-- Task prompt --
Wherever a line holds the string "using", copy that line.

-- Exercise data --
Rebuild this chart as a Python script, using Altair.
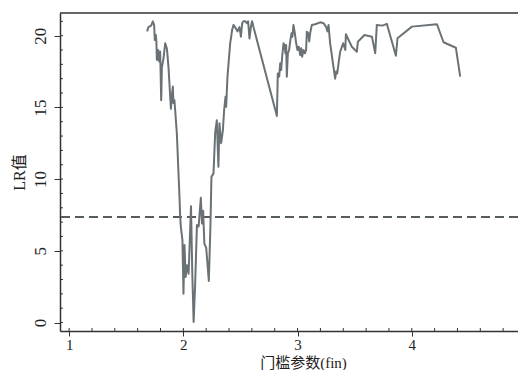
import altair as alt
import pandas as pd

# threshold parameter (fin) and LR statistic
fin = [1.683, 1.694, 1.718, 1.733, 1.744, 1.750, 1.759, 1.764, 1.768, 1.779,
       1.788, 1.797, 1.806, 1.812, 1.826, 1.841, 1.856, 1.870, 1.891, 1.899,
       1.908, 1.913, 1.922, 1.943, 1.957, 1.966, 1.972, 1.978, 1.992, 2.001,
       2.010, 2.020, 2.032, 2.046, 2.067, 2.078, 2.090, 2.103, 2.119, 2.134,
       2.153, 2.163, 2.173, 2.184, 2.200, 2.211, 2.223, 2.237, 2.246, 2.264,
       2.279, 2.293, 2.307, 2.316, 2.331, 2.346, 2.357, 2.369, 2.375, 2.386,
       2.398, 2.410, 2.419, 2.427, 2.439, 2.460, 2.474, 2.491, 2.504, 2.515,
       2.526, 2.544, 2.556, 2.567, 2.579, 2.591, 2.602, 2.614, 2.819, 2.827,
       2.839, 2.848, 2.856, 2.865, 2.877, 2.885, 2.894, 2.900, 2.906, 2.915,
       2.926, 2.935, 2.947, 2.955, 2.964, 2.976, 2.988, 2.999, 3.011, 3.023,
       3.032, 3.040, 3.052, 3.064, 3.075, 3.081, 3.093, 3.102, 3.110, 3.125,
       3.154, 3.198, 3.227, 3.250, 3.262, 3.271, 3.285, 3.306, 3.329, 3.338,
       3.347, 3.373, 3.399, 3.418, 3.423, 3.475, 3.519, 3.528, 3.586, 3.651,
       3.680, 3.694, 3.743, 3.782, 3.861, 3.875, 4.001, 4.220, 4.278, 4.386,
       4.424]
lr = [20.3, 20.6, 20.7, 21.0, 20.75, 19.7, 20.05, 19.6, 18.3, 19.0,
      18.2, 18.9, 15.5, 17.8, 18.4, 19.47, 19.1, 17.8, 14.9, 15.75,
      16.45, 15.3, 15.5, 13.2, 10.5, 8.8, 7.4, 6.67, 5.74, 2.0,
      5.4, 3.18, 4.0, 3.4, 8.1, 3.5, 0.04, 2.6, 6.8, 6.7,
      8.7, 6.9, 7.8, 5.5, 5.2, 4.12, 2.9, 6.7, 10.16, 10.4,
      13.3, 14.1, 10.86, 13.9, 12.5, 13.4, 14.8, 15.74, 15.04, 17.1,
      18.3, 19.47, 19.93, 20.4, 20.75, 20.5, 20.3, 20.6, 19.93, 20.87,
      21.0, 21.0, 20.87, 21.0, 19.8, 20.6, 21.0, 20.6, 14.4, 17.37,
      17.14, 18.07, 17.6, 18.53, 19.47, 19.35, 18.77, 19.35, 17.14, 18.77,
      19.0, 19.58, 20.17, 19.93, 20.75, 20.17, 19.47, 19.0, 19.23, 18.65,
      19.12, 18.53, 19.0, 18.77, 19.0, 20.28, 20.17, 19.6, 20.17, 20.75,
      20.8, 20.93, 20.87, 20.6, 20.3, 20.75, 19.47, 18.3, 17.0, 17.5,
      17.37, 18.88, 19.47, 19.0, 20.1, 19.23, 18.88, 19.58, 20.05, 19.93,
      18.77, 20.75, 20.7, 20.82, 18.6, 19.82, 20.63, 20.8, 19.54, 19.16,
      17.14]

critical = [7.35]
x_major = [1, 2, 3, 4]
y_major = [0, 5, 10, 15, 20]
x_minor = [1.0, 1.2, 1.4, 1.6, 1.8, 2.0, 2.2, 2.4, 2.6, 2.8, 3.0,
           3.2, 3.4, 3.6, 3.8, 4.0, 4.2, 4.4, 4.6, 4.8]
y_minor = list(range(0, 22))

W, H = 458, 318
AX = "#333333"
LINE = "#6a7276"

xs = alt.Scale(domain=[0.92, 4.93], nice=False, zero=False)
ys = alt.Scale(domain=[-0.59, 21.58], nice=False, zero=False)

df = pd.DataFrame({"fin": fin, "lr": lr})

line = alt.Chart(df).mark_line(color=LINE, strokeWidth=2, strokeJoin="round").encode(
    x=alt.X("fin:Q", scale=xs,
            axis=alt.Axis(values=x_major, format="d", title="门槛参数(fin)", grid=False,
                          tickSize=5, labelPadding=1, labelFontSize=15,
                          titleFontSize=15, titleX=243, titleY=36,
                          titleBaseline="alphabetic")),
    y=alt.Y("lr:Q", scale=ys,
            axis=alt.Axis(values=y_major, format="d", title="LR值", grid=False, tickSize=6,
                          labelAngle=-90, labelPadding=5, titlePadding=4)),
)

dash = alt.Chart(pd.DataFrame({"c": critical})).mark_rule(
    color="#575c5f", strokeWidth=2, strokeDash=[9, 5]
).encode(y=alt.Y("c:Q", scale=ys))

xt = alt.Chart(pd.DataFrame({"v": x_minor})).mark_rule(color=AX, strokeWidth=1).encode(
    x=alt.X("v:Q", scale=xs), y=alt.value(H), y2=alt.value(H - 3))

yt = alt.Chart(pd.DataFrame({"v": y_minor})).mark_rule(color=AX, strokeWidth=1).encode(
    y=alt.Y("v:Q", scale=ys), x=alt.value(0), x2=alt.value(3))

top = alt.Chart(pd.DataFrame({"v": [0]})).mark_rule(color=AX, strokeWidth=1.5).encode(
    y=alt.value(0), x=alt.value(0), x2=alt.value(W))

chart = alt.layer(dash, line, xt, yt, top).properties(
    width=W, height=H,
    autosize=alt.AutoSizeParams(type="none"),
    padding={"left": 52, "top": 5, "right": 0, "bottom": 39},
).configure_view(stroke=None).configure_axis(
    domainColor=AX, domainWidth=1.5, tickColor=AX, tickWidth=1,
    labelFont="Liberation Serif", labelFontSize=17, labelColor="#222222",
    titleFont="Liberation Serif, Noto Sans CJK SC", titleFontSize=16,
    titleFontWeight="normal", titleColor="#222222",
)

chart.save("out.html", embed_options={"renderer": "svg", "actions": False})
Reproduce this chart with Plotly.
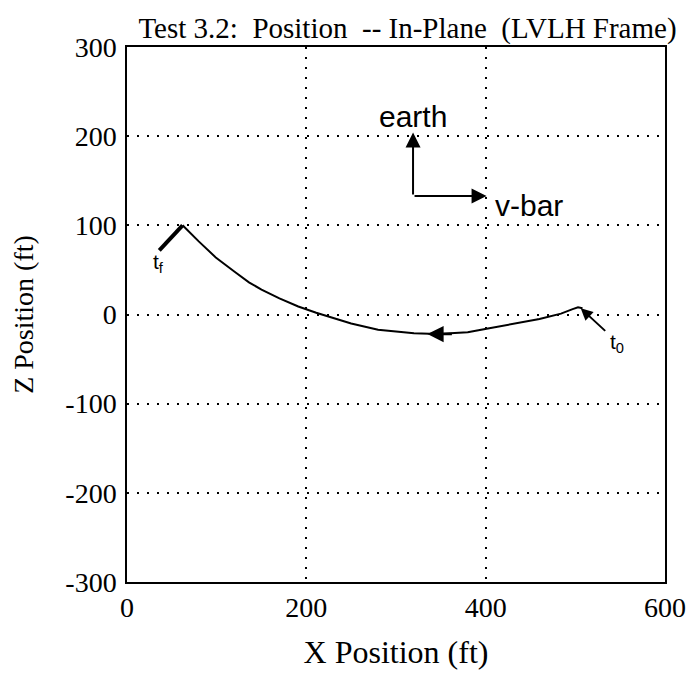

==

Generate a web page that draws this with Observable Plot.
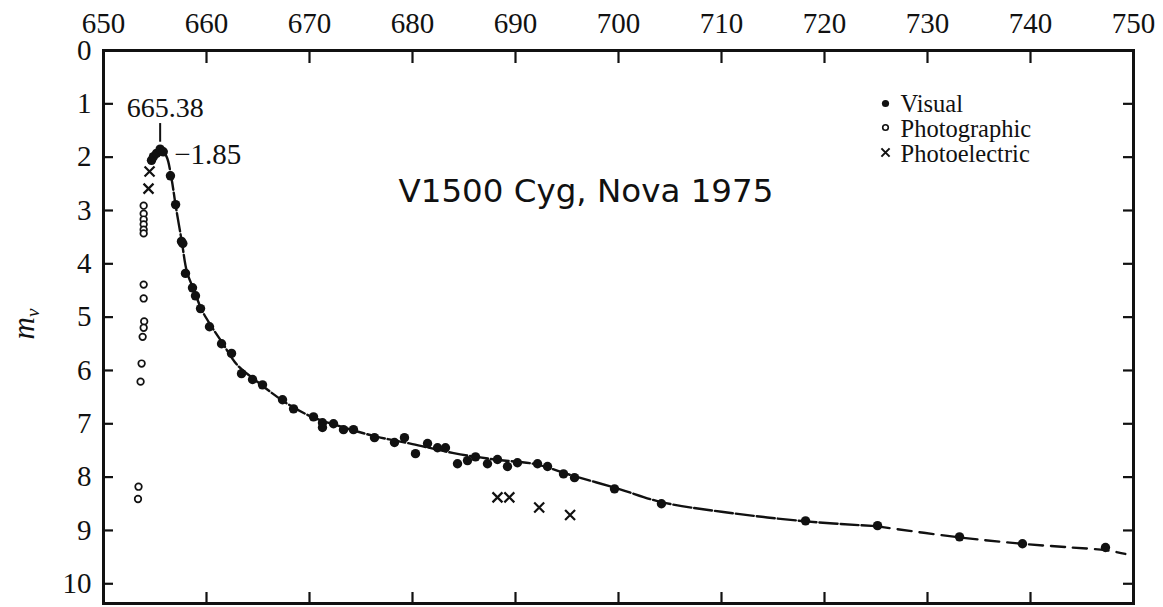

...

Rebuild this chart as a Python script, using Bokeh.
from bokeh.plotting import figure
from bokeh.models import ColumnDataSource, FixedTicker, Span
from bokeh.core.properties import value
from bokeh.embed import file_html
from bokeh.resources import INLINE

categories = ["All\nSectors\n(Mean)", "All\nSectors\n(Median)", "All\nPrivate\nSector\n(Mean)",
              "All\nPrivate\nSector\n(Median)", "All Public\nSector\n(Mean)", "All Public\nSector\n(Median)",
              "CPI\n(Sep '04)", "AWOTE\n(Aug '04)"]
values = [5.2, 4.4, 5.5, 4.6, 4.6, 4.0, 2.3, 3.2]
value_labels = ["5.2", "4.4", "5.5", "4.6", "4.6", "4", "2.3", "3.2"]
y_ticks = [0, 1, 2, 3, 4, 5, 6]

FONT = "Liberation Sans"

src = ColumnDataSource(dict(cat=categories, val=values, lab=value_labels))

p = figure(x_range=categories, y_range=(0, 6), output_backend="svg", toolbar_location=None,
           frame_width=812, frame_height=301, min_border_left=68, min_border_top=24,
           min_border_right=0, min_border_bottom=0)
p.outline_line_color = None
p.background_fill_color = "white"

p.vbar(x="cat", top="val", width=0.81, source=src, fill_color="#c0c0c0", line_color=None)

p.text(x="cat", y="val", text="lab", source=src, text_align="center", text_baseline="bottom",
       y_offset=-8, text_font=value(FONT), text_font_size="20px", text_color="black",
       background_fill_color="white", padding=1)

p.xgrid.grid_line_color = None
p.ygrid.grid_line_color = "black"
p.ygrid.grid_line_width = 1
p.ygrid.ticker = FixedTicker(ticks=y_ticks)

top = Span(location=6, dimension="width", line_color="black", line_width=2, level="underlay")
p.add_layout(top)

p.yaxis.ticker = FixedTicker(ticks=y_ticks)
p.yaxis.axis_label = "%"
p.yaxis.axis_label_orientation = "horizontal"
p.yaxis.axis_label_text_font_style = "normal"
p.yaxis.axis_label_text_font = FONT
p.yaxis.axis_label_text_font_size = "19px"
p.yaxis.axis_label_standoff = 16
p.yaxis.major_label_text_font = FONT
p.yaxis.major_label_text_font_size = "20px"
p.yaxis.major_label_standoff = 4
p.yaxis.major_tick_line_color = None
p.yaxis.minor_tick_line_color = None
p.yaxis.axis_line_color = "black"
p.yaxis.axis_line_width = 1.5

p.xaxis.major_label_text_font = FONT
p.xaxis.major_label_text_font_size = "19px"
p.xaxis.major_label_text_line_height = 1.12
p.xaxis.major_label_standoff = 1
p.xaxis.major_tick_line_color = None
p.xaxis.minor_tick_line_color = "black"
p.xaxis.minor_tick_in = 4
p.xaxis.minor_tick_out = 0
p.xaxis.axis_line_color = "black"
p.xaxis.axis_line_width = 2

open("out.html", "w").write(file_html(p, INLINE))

-- Output of the task --
Rebuild this chart as a Python script, using Altair.
Rebuild this chart as a Python script, using Bokeh.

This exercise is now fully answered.